Other publication
Tourism Ecolabels: Destination Quality vs. Social Benefit
Authors: Lähteenmäki-Uutela Anu, Sorsa Kaisa, Lemmetyinen Arja, Piha Samuel
Conference name: Contemporary perspectives in tourism and hospitality research. Policy, practice, and performance.
Publication year: 2015
The paper discusses tourism ecolabels from regulatory and branding perspectives. By ecolabels, we mean standard-based private regulation that is made visible to the final consumer. We apply the principles of evolutionary psychology for understanding why tourists would choose an ecolabeled alternative.

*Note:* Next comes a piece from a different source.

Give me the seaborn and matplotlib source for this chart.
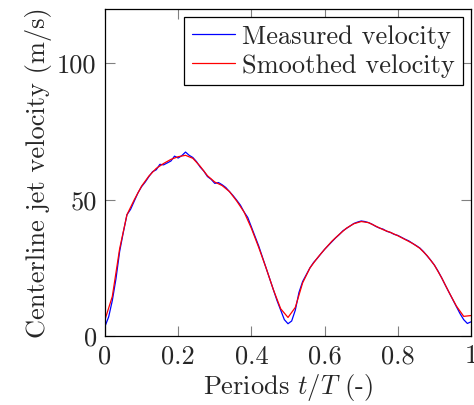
import numpy as np
import pandas as pd
import matplotlib
matplotlib.use("Agg")
import matplotlib.pyplot as plt
import seaborn as sns

# --- datos ---
t_measured = [round(0.01 * i, 2) for i in range(101)]
v_measured = [3.5, 7, 13, 21, 31, 38, 44.5, 46.5, 49.5, 52.5,
              54.8, 56.5, 58.5, 60.3, 61, 63, 62.8, 63.5, 64.2, 66,
              65.3, 66.2, 67.5, 66.3, 65.5, 64, 62, 60.5, 58.5, 57.5,
              56, 56.3, 55.5, 54.5, 53, 51.5, 49.8, 48, 45.5, 43.5,
              40, 36.5, 33, 29, 25, 21, 17, 13, 9.5, 6,
              4.5, 5.5, 9.5, 16, 20, 22.5, 25, 27, 28.5, 30.2,
              31.8, 33.2, 34.6, 36, 37.2, 38.6, 39.5, 40.4, 41.3, 41.8,
              42.2, 42, 41.6, 41, 40.2, 39.6, 39.2, 38.4, 38, 37.3,
              36.9, 36.2, 35.5, 34.9, 34, 33.2, 32.3, 31, 29.4, 27.8,
              26, 23.8, 21.3, 18.6, 16, 13.4, 10.8, 8.2, 6, 4.6,
              5.2]

t_smoothed = [round(0.02 * i, 2) for i in range(51)]
v_smoothed = [6.0, 14.5, 32, 44.5, 50, 55, 58.7, 61.5, 63.3, 64.8,
              65.8, 66.3, 65.2, 62.3, 58.8, 56.5, 55.2, 53, 49.5, 45.5,
              39.5, 32.5, 25, 17, 10, 6.8, 10.5, 19.5, 25, 28.6,
              31.8, 34.8, 37.3, 39.6, 41.2, 42.0, 41.6, 40.3, 39.0, 38.0,
              36.8, 35.4, 34.0, 32.2, 29.5, 26.0, 21.3, 16.0, 11.0, 7.2,
              7.5]

df_meas = pd.DataFrame({"t": t_measured, "v": v_measured})
df_smooth = pd.DataFrame({"t": t_smoothed, "v": v_smoothed})

sns.set_style("ticks")
plt.rcParams["font.family"] = ["cmr10", "DejaVu Serif"]
plt.rcParams["mathtext.fontset"] = "cm"
plt.rcParams["axes.formatter.use_mathtext"] = True
plt.rcParams["font.size"] = 19

fig = plt.figure(figsize=(4.74, 4.05), dpi=100)
ax = fig.add_axes([0.2215, 0.1704, 0.7722, 0.8074])

sns.lineplot(data=df_meas, x="t", y="v", color=(0, 0, 1), lw=0.9,
             label="Measured velocity", ax=ax)
sns.lineplot(data=df_smooth, x="t", y="v", color=(1, 0, 0), lw=0.9,
             label="Smoothed velocity", ax=ax)

ax.set_xlim(0, 1)
ax.set_ylim(0, 120)
ax.set_xticks([0, 0.2, 0.4, 0.6, 0.8, 1])
ax.set_xticklabels(["0", "0.2", "0.4", "0.6", "0.8", "1"])
ax.set_yticks([0, 50, 100])
ax.set_yticklabels(["0", "50", "100"])
ax.tick_params(direction="in", length=7, width=0.8, color="#808080",
               top=True, right=True, labelsize=19, pad=6)
for s in ax.spines.values():
    s.set_color("black")
    s.set_linewidth(0.9)

ax.set_xlabel(r"Periods $t/T$ (-)", fontsize=19, labelpad=3)
ax.set_ylabel("Centerline jet velocity (m/s)", fontsize=19, labelpad=4)

leg = ax.legend(loc="upper right", fontsize=19, frameon=True, fancybox=False,
                framealpha=1, edgecolor="black", handlelength=1.6,
                handletextpad=0.3, borderpad=0.3, labelspacing=0.2,
                borderaxespad=0.3)
leg.get_frame().set_linewidth(0.9)

fig.savefig("out.png", dpi=100)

The framework of the ultimate human motives predicts an important distinction between ecolabels on destination quality vs. ecolabels on social benefits. Destination quality is an experience feature related to direct personal benefits for tourists. Ecolabels such as the Blue Flag for beaches can be used efficiently for regulating and branding destination quality. Social benefit, on the other hand, is a credence feature. Most consumers are not motivated to evaluate and regulate the overall social and environmental sustainability of tourism activities. In our evolutionary history, the reason for travel was to benefit the traveller. We predict that ecolabels are relevant for regulating and branding destination quality, but enforceable legal rules are needed for social-benefit issues.